Administrative and office jobs are expected to be hardest hit by a wave of automation that is expected to gradually hit the work force by 2020.
Advances are being made quickly in the field of robotics and automation, and while many of these achievements have the tech industry patting itself on the back, these advancements are expected to put a major dent in the human workforce by 2020.
According to a recent study by the World Economic Forum, more than five million jobs could be lost to a robot work force, primarily in the office and administrative field. The study also expects that further robotic inroads will be made in the fields of manufacturing and production, areas that already have a strong automated presence.
The study claims that this "fourth industrial revolution" is coming because of the major advancements in "genetics, artificial intelligence, robotics, nanotechnology, 3D printing, and biotechnology." About two million human jobs are expected to be gained in smaller job fields, but about 7.1 million jobs will be lost to AI workers, for a net replacement of about five million jobs.

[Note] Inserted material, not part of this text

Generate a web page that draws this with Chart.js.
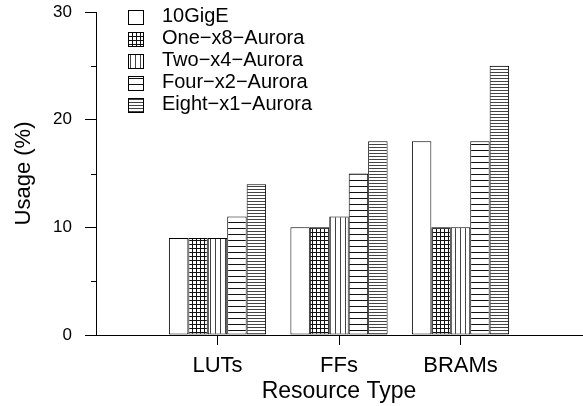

The 150-plus page report is full of charts and graphs looking at all fields of employment. The report is in preparation for the annual meeting of the World Economic Forum starting tomorrow in Switzerland. The Forum has initiatives in place for such public good endeavors as Employment, Skills and Human Capital; Environment and Resource Security; Food Security and Agriculture; Future of the Global Financial System; Future of the Internet; and more.